Given request:
Retype the data exactly, from its first line to the line containing "(rt) at (843,361);", including both, and skip any picture.

====

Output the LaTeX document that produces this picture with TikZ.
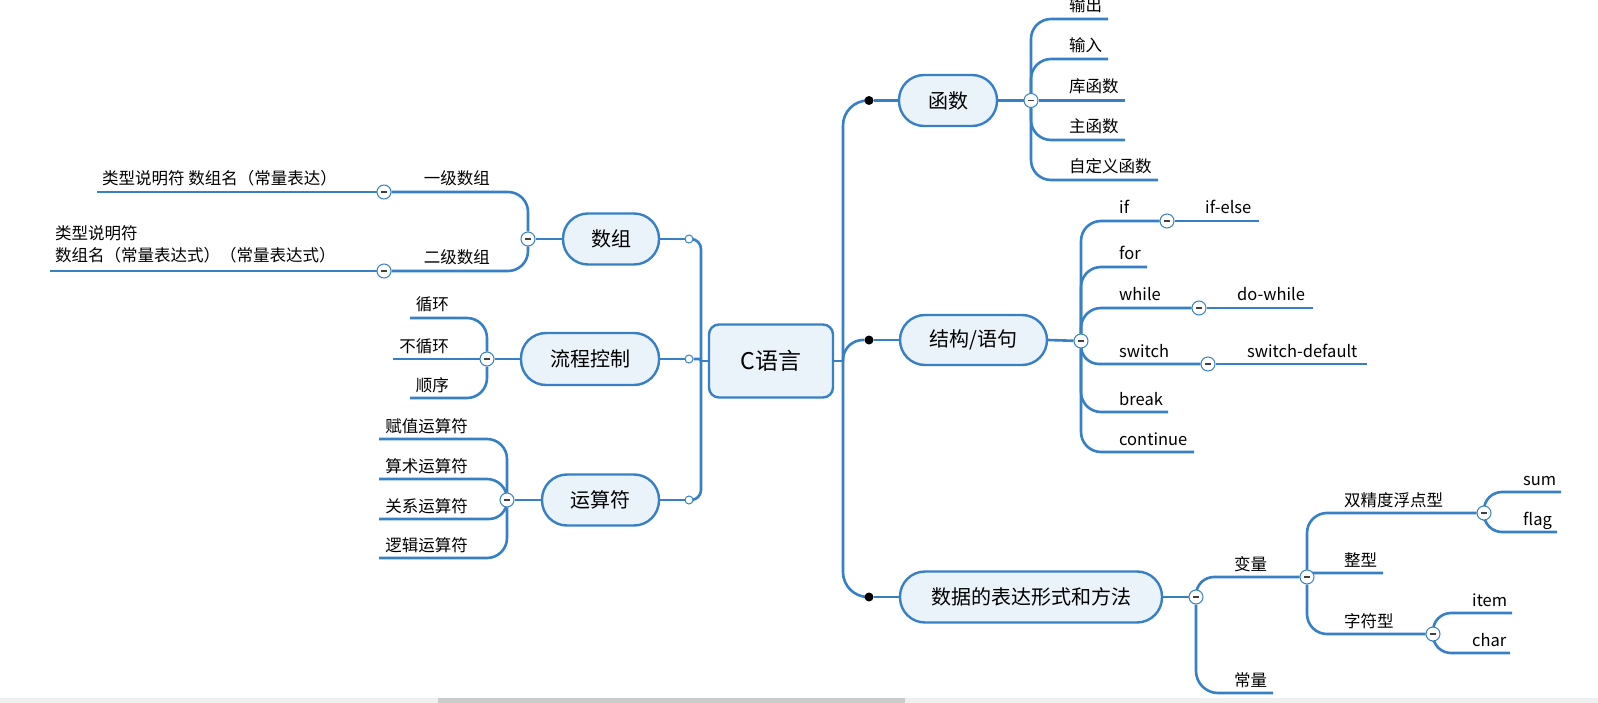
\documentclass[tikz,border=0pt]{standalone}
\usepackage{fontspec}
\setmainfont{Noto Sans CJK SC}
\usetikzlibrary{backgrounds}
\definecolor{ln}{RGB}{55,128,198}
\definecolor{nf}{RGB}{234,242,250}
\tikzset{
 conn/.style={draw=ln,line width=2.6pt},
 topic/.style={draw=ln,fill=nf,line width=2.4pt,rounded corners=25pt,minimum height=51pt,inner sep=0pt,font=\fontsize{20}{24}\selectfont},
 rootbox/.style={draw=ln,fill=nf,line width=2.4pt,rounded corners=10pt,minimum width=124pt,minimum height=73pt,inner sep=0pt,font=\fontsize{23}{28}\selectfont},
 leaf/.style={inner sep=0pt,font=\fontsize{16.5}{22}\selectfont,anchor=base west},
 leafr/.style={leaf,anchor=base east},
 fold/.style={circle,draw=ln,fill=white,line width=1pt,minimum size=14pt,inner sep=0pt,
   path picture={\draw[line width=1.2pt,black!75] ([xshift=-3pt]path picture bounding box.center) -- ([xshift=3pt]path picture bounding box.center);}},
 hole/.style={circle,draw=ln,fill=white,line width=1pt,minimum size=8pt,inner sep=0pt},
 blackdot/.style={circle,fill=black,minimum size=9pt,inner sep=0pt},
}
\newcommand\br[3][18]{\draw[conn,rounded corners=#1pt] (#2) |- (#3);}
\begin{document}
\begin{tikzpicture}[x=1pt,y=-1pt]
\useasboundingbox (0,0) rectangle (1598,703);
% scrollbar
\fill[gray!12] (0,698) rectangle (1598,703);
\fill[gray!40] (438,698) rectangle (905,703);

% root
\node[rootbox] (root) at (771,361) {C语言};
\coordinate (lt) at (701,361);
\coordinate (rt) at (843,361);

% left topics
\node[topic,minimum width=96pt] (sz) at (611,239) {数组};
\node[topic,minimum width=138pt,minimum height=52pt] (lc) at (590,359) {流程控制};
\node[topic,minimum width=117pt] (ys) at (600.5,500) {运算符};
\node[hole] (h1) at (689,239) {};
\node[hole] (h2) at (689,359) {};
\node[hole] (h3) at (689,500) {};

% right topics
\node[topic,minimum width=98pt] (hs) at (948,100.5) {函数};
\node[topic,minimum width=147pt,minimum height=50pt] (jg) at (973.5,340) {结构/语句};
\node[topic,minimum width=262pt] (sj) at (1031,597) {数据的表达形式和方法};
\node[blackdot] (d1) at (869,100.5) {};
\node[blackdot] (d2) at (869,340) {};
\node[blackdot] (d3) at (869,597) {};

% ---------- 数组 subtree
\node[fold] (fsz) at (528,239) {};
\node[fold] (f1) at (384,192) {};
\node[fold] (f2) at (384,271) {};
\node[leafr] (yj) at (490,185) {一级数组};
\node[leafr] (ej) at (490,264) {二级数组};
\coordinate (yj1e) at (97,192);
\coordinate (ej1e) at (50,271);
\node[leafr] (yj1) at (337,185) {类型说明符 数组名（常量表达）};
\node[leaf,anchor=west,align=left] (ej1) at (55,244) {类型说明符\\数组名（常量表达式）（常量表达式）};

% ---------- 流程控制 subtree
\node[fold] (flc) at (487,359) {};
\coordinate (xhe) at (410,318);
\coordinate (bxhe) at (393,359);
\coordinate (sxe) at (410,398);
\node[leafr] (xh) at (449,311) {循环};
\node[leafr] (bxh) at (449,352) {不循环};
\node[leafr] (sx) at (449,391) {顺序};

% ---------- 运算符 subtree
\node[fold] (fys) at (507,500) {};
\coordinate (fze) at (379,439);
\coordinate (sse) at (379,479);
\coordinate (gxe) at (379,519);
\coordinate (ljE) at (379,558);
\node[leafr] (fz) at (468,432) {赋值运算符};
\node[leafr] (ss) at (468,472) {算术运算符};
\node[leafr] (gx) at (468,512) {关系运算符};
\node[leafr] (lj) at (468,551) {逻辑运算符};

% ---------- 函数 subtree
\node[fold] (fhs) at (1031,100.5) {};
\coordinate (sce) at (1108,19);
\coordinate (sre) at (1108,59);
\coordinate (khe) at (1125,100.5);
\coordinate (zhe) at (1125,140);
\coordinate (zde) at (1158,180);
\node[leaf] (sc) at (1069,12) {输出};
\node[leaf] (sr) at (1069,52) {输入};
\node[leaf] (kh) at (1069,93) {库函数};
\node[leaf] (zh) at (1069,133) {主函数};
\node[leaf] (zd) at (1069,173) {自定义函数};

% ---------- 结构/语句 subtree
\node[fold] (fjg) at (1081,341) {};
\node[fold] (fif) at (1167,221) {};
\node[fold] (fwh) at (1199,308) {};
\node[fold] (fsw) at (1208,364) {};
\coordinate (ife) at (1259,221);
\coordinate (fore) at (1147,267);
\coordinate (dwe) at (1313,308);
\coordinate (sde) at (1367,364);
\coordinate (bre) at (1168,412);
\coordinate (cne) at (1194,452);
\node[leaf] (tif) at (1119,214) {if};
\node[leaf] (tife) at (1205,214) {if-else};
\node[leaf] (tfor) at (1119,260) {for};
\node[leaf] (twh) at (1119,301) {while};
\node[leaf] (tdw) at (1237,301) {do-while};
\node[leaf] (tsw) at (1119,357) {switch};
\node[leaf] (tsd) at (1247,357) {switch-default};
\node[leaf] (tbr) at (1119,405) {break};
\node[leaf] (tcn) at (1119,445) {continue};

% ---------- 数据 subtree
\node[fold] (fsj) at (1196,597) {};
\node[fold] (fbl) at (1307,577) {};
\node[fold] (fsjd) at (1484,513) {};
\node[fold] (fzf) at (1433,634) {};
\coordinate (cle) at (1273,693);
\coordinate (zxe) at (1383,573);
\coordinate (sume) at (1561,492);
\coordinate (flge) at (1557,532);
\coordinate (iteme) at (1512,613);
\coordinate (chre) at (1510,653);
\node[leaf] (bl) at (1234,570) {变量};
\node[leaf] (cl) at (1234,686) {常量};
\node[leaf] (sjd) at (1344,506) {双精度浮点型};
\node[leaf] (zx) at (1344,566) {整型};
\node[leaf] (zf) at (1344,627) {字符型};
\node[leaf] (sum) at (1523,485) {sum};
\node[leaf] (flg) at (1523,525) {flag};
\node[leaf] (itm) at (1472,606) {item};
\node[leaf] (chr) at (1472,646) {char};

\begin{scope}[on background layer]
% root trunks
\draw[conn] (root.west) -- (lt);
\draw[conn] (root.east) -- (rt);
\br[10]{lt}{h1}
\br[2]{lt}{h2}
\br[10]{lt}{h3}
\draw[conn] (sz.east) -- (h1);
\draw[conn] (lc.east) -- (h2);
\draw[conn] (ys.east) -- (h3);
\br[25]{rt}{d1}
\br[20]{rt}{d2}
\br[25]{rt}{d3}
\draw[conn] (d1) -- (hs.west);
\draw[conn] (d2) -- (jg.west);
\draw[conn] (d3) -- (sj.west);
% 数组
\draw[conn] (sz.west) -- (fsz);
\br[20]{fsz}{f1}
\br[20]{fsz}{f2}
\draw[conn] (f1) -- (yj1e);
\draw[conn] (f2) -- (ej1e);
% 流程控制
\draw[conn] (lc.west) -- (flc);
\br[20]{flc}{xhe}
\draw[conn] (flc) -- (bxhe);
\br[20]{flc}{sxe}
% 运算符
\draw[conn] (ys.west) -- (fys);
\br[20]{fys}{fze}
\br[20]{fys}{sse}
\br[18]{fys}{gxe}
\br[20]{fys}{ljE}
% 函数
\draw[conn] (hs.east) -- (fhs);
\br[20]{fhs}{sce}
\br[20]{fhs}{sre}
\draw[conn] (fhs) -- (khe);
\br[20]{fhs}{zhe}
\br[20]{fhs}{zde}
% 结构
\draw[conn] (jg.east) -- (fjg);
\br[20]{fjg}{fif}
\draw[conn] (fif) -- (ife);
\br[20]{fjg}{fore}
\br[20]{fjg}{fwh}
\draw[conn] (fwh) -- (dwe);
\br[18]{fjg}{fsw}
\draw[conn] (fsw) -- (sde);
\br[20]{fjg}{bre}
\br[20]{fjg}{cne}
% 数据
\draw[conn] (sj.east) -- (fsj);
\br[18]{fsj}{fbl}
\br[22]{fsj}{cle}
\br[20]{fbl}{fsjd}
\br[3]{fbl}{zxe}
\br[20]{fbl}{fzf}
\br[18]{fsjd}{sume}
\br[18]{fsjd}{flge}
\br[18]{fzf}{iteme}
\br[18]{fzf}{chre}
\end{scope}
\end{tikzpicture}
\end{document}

====

Problem solution:
Output the LaTeX document that produces this picture with TikZ.
\documentclass[tikz,border=0pt]{standalone}
\usepackage{fontspec}
\setmainfont{Noto Sans CJK SC}
\usetikzlibrary{backgrounds}
\definecolor{ln}{RGB}{55,128,198}
\definecolor{nf}{RGB}{234,242,250}
\tikzset{
 conn/.style={draw=ln,line width=2.6pt},
 topic/.style={draw=ln,fill=nf,line width=2.4pt,rounded corners=25pt,minimum height=51pt,inner sep=0pt,font=\fontsize{20}{24}\selectfont},
 rootbox/.style={draw=ln,fill=nf,line width=2.4pt,rounded corners=10pt,minimum width=124pt,minimum height=73pt,inner sep=0pt,font=\fontsize{23}{28}\selectfont},
 leaf/.style={inner sep=0pt,font=\fontsize{16.5}{22}\selectfont,anchor=base west},
 leafr/.style={leaf,anchor=base east},
 fold/.style={circle,draw=ln,fill=white,line width=1pt,minimum size=14pt,inner sep=0pt,
   path picture={\draw[line width=1.2pt,black!75] ([xshift=-3pt]path picture bounding box.center) -- ([xshift=3pt]path picture bounding box.center);}},
 hole/.style={circle,draw=ln,fill=white,line width=1pt,minimum size=8pt,inner sep=0pt},
 blackdot/.style={circle,fill=black,minimum size=9pt,inner sep=0pt},
}
\newcommand\br[3][18]{\draw[conn,rounded corners=#1pt] (#2) |- (#3);}
\begin{document}
\begin{tikzpicture}[x=1pt,y=-1pt]
\useasboundingbox (0,0) rectangle (1598,703);
% scrollbar
\fill[gray!12] (0,698) rectangle (1598,703);
\fill[gray!40] (438,698) rectangle (905,703);

% root
\node[rootbox] (root) at (771,361) {C语言};
\coordinate (lt) at (701,361);
\coordinate (rt) at (843,361);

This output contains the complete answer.